At first, the media hit Donald Trump hard for potentially allowing a genocide of the Kurdish allies it had previously backed to defeat ISIS in parts of Syria. Anyone who knows anything about history will know that this isn’t the first time the U.S. has been accused of abandoning its Kurdish allies.
Largely missing from any serious commentary on the issue is the fact that U.S. troops had illegally invaded Syria to begin with, eventually taking over close to one third of Syria’s territory.
Also missing is the fact that U.S. troops stationed in Syria were effectively a barrier between the Assad government and the Kurdish population, preventing any sort of meaningful peace being reached between the two. Turkey’s incursion, it seems, is made up of Sunni radicals who are still hellbent on unseating Assad.
Not too long ago, the U.S. announced a portion of troops will remain in Syria to protect the oil fields. While some commentators have made it clear that unless the United States wants to become a globally renowned pirate outfit, it would not be able to exploit these resources as the oil belongs to the Assad government.
However, that didn’t stop the U.S. from occupying these areas with the view of giving control of these resources to the Kurdish elements it had backed to defeat ISIS. People who think that the U.S. invades countries to take their oil are therefore somewhat naïve, as this cannot be the case. The U.S. war machine is not concerned with owning and using natural resources (the U.S. is pumping out oil in record numbers), it is actually concerned with controlling these resources.
The U.S. is now saying that the troops withdrawing from Syria will be stationed in Iraq. Iraq has responded by saying that the U.S. doesn’t have permission to send its troops to its territory. However, the fact that they were even in Syria to begin with seems to suggest that permission is a non-issue for the U.S. military.

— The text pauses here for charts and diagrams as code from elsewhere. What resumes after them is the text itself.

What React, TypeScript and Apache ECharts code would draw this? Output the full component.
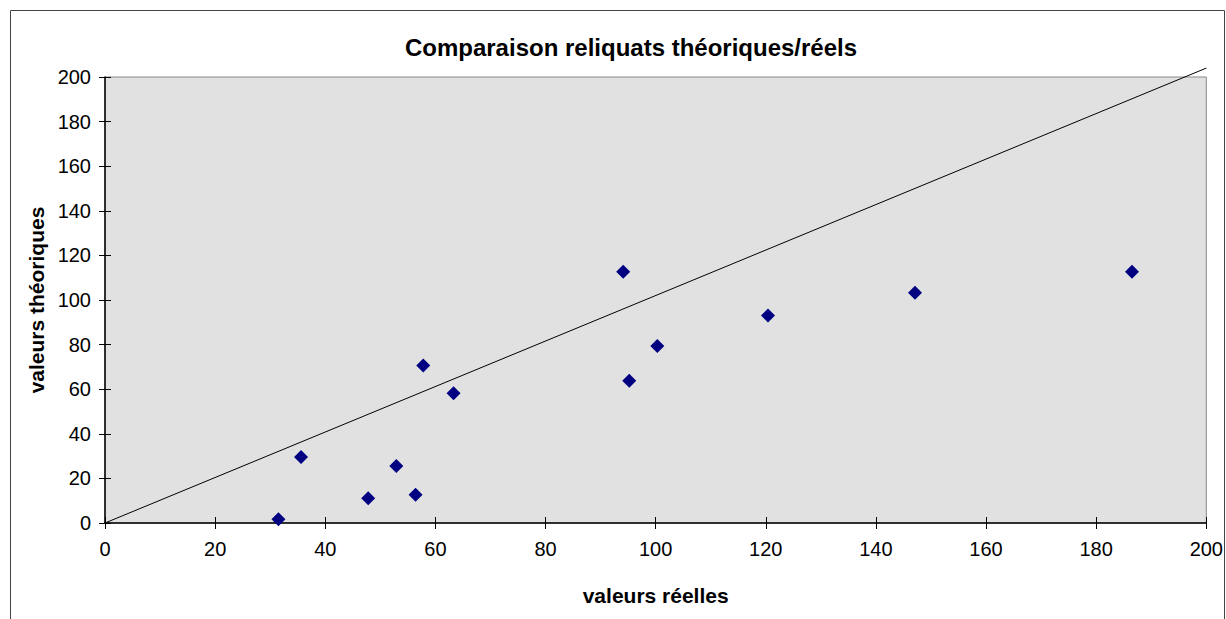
import React, { useEffect, useRef } from "react";
import * as echarts from "echarts";

const reelles = [31.5, 35.6, 47.8, 52.9, 56.4, 57.8, 63.3, 94.1, 95.2, 100.3, 120.4, 147.1, 186.5];
const theoriques = [1.7, 29.6, 11.1, 25.6, 12.7, 70.6, 58.2, 112.7, 63.8, 79.4, 93.1, 103.3, 112.7];
const refLineX = [0, 200];
const refLineY = [0, 204];

const titleText = "Comparaison reliquats théoriques/réels";
const xName = "valeurs réelles";
const yName = "valeurs théoriques";

export default function App() {
  const ref = useRef<HTMLDivElement>(null);
  useEffect(() => {
    if (!ref.current) return;
    const chart = echarts.init(ref.current, null, { renderer: "svg" });
    const font = "Arial, 'Liberation Sans', sans-serif";
    const axisCommon = {
      type: "value",
      min: 0,
      max: 200,
      interval: 20,
      splitLine: { show: false },
    };
    chart.setOption({
      animation: false,
      backgroundColor: "#ffffff",
      title: {
        text: titleText,
        left: 626,
        textAlign: "center",
        top: 30,
        textStyle: { fontFamily: font, fontSize: 24, fontWeight: "bold", color: "#000" },
      },
      graphic: [
        {
          type: "rect",
          shape: { x: 10.5, y: 10.5, width: 1214, height: 640 },
          style: { fill: "none", stroke: "#444", lineWidth: 1 },
          silent: true,
        },
      ],
      grid: {
        left: 105,
        right: 19,
        top: 77,
        bottom: 96,
        show: true,
        backgroundColor: "#e1e1e1",
        borderColor: "#888",
        borderWidth: 1,
      },
      xAxis: [
        {
          ...axisCommon,
          name: xName,
          nameLocation: "middle",
          nameGap: 62,
          nameTextStyle: { fontFamily: font, fontSize: 21, fontWeight: "bold", color: "#000" },
          axisLine: { show: true, onZero: false, lineStyle: { color: "#000", width: 1.5 } },
          axisTick: { show: true, inside: false, length: 6, lineStyle: { color: "#000" } },
          axisLabel: { fontFamily: font, fontSize: 20, color: "#000", margin: 16 },
        },
        {
          ...axisCommon,
          position: "bottom",
          axisLine: { show: false },
          axisTick: { show: true, inside: true, length: 6, lineStyle: { color: "#000" } },
          axisLabel: { show: false },
        },
      ],
      yAxis: [
        {
          ...axisCommon,
          name: yName,
          nameLocation: "middle",
          nameGap: 52,
          nameTextStyle: { fontFamily: font, fontSize: 21, fontWeight: "bold", color: "#000" },
          axisLine: { show: true, onZero: false, lineStyle: { color: "#000", width: 1.5 } },
          axisTick: { show: true, inside: false, length: 6, lineStyle: { color: "#000" } },
          axisLabel: { fontFamily: font, fontSize: 20, color: "#000", margin: 14 },
        },
        {
          ...axisCommon,
          position: "left",
          axisLine: { show: false },
          axisTick: { show: true, inside: true, length: 6, lineStyle: { color: "#000" } },
          axisLabel: { show: false },
        },
      ],
      series: [
        {
          type: "line",
          data: refLineX.map((x, i) => [x, refLineY[i]]),
          clip: false,
          symbol: "none",
          lineStyle: { color: "#000", width: 1 },
          silent: true,
          z: 2,
        },
        {
          type: "scatter",
          data: reelles.map((x, i) => [x, theoriques[i]]),
          symbol: "diamond",
          symbolSize: 14,
          itemStyle: { color: "#000080", opacity: 1 },
          z: 3,
        },
      ],
    });
    return () => chart.dispose();
  }, []);
  return (
    <div
      ref={ref}
      style={{ position: "fixed", left: 0, top: 0, width: 1226, height: 619 }}
    />
  );
}
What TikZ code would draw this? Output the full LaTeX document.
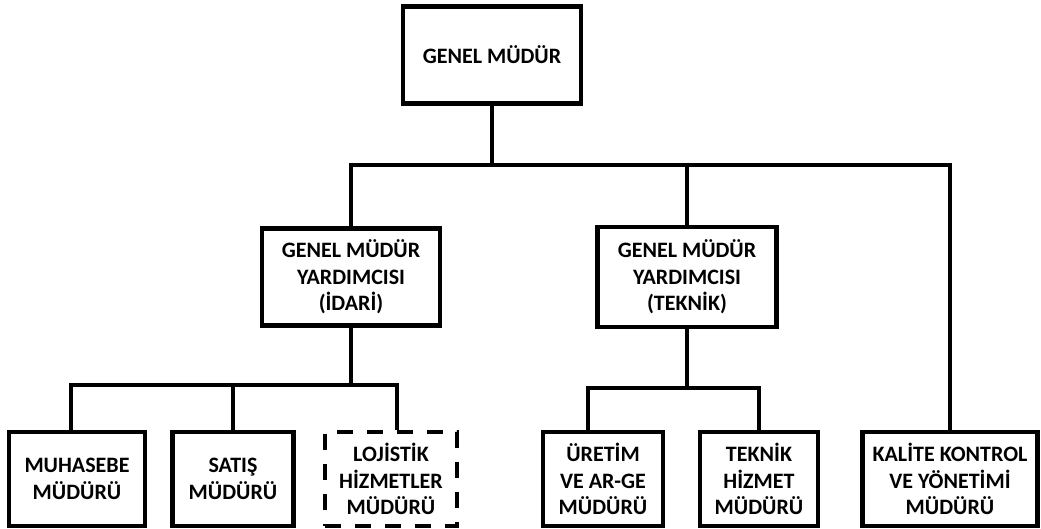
\documentclass[tikz,border=0pt]{standalone}
\usepackage{fontspec}
\setmainfont{Carlito}
\newcommand{\office}[6] {
    \node[box,#5,minimum width={#4}] (#1) at ({#2}, {#3}) {#6};
}
\tikzset{
    box/.style={
        draw,
        line width=4.5pt,
        fill=white,
        align=center,
        inner sep=0pt,
        font=\fontsize{22}{26.5}\selectfont\bfseries
    },
    high/.style={minimum height=97},
    low/.style={minimum height=94},
    open/.style={dash pattern=on 16pt off 14pt},
    link/.style={line width=4.5pt}
}
\begin{document}
\begin{tikzpicture}[x=1pt,y=1pt]
        \useasboundingbox (0,0) rectangle (1041,-528);
        \office{gm}{492}{-55}{178}{high}{GENEL MÜDÜR}
        \office{idari}{351}{-277}{178}{high}{GENEL MÜDÜR\\YARDIMCISI\\(İDARİ)}
        \office{teknik}{687}{-277}{179}{minimum height=100}{GENEL MÜDÜR\\YARDIMCISI\\(TEKNİK)}
        \office{muhasebe}{77}{-479}{136}{low}{MUHASEBE\\MÜDÜRÜ}
        \office{satis}{233}{-479}{121}{low}{SATIŞ\\MÜDÜRÜ}
        \office{lojistik}{391}{-479}{132}{low,open}{LOJİSTİK\\HİZMETLER\\MÜDÜRÜ}
        \office{uretim}{603}{-479}{120}{low}{ÜRETİM\\VE AR-GE\\MÜDÜRÜ}
        \office{hizmet}{759}{-479}{118}{low}{TEKNİK\\HİZMET\\MÜDÜRÜ}
        \office{kalite}{950}{-479}{175}{low}{KALİTE KONTROL\\VE YÖNETİMİ\\MÜDÜRÜ}
        \coordinate (topbus) at (0,-165);
        \coordinate (idbus) at (0,-385);
        \coordinate (tkbus) at (0,-388);
        % genel mudur level
        \draw[link] (gm.south) -- (gm.south |- topbus);
        \draw[link] (idari.north) |- (kalite.north |- topbus) -- (kalite.north);
        \draw[link] (teknik.north) -- (teknik.north |- topbus);
        % idari side
        \draw[link] (idari.south) -- (idari.south |- idbus);
        \draw[link] ([xshift=-6]muhasebe.north) |- ([xshift=6]lojistik.north |- idbus) -- ([xshift=6]lojistik.north);
        \draw[link] (satis.north) -- (satis.north |- idbus);
        % teknik side
        \draw[link] (teknik.south) -- (teknik.south |- tkbus);
        \draw[link] ([xshift=-15]uretim.north) |- (hizmet.north |- tkbus) -- (hizmet.north);
    \end{tikzpicture}
\end{document}
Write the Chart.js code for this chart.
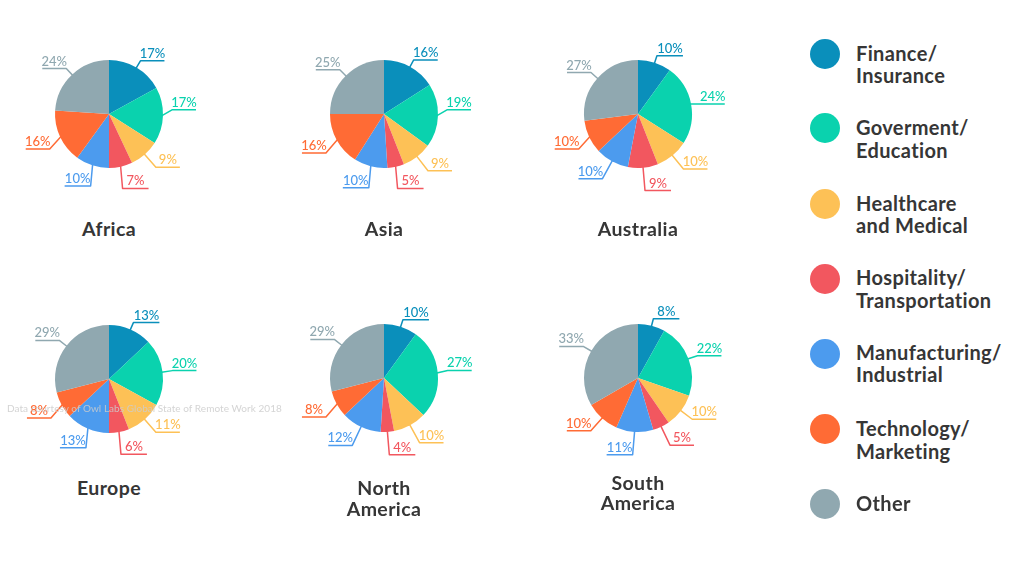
<!DOCTYPE html>
<html><head><meta charset="utf-8">
<script src="https://cdn.jsdelivr.net/npm/chart.js@4/dist/chart.umd.min.js"></script>
<style>
html,body{margin:0;padding:0;background:#fff;width:1024px;height:563px;overflow:hidden}
#stage{position:relative;width:1024px;height:563px;font-family:Lato,sans-serif;color:#363636}
canvas{position:absolute}
.t{position:absolute;font-weight:700;white-space:nowrap;line-height:1}
.title{font-size:19.5px;letter-spacing:.4px;transform:translate(-50%,-50%)}
.leg{font-size:20px;letter-spacing:.35px;transform:translateY(-50%)}
.dot{position:absolute;width:30px;height:30px;border-radius:50%}
#wm{position:absolute;left:7px;top:402px;font-size:10px;letter-spacing:.05px;color:rgba(205,205,205,.85);white-space:nowrap;font-family:Lato,sans-serif}
</style></head><body><div id="stage"></div>
<script>
const categories=["Finance/ Insurance","Goverment/ Education","Healthcare and Medical","Hospitality/ Transportation","Manufacturing/ Industrial","Technology/ Marketing","Other"];
const colors=["#0a8fbb","#0ad2ae","#fdc156","#f2575f","#4c9bee","#ff6b35","#90a8b0"];
const africa=[17,17,9,7,10,16,24];
const asia=[16,19,9,5,10,16,25];
const australia=[10,24,10,9,10,10,27];
const europe=[13,20,11,6,13,8,29];
const northAmerica=[10,27,10,4,12,8,29];
const southAmerica=[8,22,10,5,11,10,33];
const regions=[
 {name:["Africa"],data:africa,cx:109,cy:114,ty:[228.5]},
 {name:["Asia"],data:asia,cx:384,cy:114,ty:[228.5]},
 {name:["Australia"],data:australia,cx:638,cy:114,ty:[228.5]},
 {name:["Europe"],data:europe,cx:109,cy:379,ty:[487.5]},
 {name:["North","America"],data:northAmerica,cx:384,cy:378,ty:[487.5,508.5]},
 {name:["South","America"],data:southAmerica,cx:638,cy:378,ty:[482.5,502.5]}
];
const legendLines=[["Finance/","Insurance"],["Goverment/","Education"],["Healthcare","and Medical"],["Hospitality/","Transportation"],["Manufacturing/","Industrial"],["Technology/","Marketing"],["Other"]];
const legendY=[[53,75],[127,150],[203,225],[277,300],[352,374],[428,451],[503]];
const dotY=[54,128,204,279,354,429,504];
const W=280,H=190,R=54;
const stage=document.getElementById('stage');
const leaders={id:'leaders',afterDraw(chart){
 const c=chart.ctx,meta=chart.getDatasetMeta(0);
 c.save();
 meta.data.forEach((arc,i)=>{
  const a=(arc.startAngle+arc.endAngle)/2;
  const ux=Math.cos(a),uy=Math.sin(a);
  const sx=arc.x+ux*(R-1),sy=arc.y+uy*(R-1);
  const dir=ux>=0?1:-1;
  const ext=uy>0?9+14*uy*uy:7+3*(1-uy*uy);
  let ex=arc.x+ux*(R+ext),ey=arc.y+uy*(R+ext);
  if(ux>0&&uy>-.25&&uy<.45)ey=arc.y+uy*R*.5-5;
  else if(ux>0&&uy<=-.25&&uy>-.45)ey=arc.y+uy*R-3;
  if(ux<0&&uy>.2&&uy<.6)ey+=7;
  if(Math.abs(ux)<.4&&uy>0)ex=sx+dir*2;
  const fx=ex+dir*(Math.abs(ux)<.4?26:24);
  c.strokeStyle=colors[i];c.lineWidth=1.5;c.lineJoin='round';
  c.beginPath();c.moveTo(sx,sy);c.lineTo(ex,ey);c.lineTo(fx,ey);c.stroke();
  c.fillStyle=colors[i];c.font='500 13px Lato, sans-serif';c.textAlign='center';c.textBaseline='alphabetic';
  c.fillText(chart.data.datasets[0].data[i]+'%',(ex+fx)/2,ey-3);
 });
 c.restore();
}};
regions.forEach(r=>{
 const cv=document.createElement('canvas');
 cv.style.left=(r.cx-W/2)+'px';cv.style.top=(r.cy-H/2)+'px';
 cv.style.width=W+'px';cv.style.height=H+'px';cv.width=W;cv.height=H;
 stage.appendChild(cv);
 new Chart(cv,{type:'pie',plugins:[leaders],data:{labels:categories,datasets:[{data:r.data,backgroundColor:colors,borderWidth:0,radius:R}]},
  options:{responsive:false,animation:false,devicePixelRatio:1,layout:{padding:0},plugins:{legend:{display:false},tooltip:{enabled:false}}}});
 r.name.forEach((n,j)=>{
  const d=document.createElement('div');d.className='t title';d.textContent=n;
  d.style.left=r.cx+'px';d.style.top=r.ty[j]+'px';stage.appendChild(d);
 });
});
legendLines.forEach((ls,i)=>{
 const dot=document.createElement('div');dot.className='dot';dot.style.background=colors[i];
 dot.style.left='810px';dot.style.top=(dotY[i]-15)+'px';stage.appendChild(dot);
 ls.forEach((l,j)=>{
  const d=document.createElement('div');d.className='t leg';d.textContent=l;
  d.style.left='856px';d.style.top=legendY[i][j]+'px';stage.appendChild(d);
 });
});
const wm=document.createElement('div');wm.id='wm';wm.textContent='Data courtesy of Owl Labs Global State of Remote Work 2018';stage.appendChild(wm);
</script></body></html>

It’s not clear whether this is a major policy blunder for the United States under Trump’s leadership or another amazing example of Trump’s brilliantly played 4D chess game (ha!) in which we are too immature to comprehend.
In the meantime, Trump is rapidly ramping up troop deployments in other parts of the world in preparation for what could be one of the greatest wars of our generation, so it would also pay to keep an eye on wartime developments that generally slip past the mainstream media’s radar.